Yesterday Q wore a skirt to school for the first time this year. I admit that I was glad he held off until after the first week…for many reasons. There are lots of new kids in his class, and I guess I wanted them to know he’s a boy before he wore “non-boy” clothes. I know that one could argue that point, but it was a gut feeling that I had. No matter how pretty or ugly.

So yesterday, it was skirt day. Totally cool. I was, though, intrigued (and yes, nervous) to see how the kids reacted. His teachers embraced him immediately, as did a few of the parents who know him already. It was a great reception. I don’t think it really struck him as great in a different way, as it is pretty much the normal reception he gets every day: warmth, love, and a welcome.

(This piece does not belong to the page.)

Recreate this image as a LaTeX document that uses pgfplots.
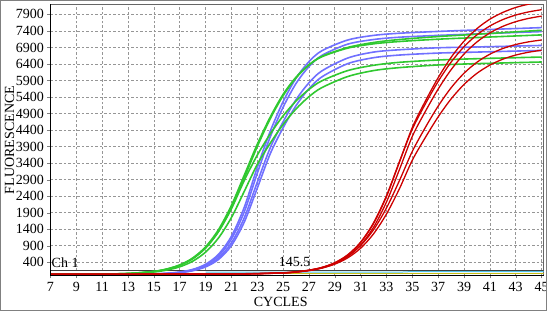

Q then climbed up into a loft where a few kids were playing. He was aiming to join a beloved friend. As he got to the top platform in the loft, a kid Q doesn’t know too well yet flashed him “the look.” It was followed by a poke to another friend. As a mom, I knew the look. It read, “What is he wearing?!?!? That is weird and strange.” Q didn’t notice. So it was just my mama hackles that were raised, my alarm lights blinking wildly. The poked friend didn’t respond, but the newer kiddo did look right at me, since I was there helping Q get up and saying good bye. So, instead of saying anything, I gave my own version of “the look.” Having been a teacher, I have a pretty good one. I think it says, “think about what you’re doing right now; be careful.” I think the kiddo got the message. I didn’t want to talk to him, I didn’t want to call attention to Q, but I wanted to let him know I’d seen his look and give him a tiny bit of feedback.

I do think I could have had a nice chat with that kiddo, but I don’t really know him too well. And I really didn’t want to make too big a deal. And I also don’t think it was a “squash your reaction right now!” kind of look. Who knows how he took it, but he didn’t dissolve into tears or anything. Just kept playing. I think that’s how it mostly is. A kid looks at Q, perhaps has a reaction, maybe says or thinks something, but then gets back to the important stuff of learning and play.

Q’s teacher reported that she had a conversation with a second grader out at recess about Q wearing a skirt and just acknowledged to that kiddo that it’s not something we usually see but that it’s what he likes, and doesn’t he look great?. I thought that was such a great way of handling it. Perhaps that’s what I should have done in the loft. Instead, we communicated through looks. They say a lot, the looks. And often it’s “the looks” that I fear most when I’m out and about with Q and folks know he’s a boy in “girls’” clothes. But it’s me who cares, and it doesn’t seem like he notices too much. Or cares too much. Interesting how that goes.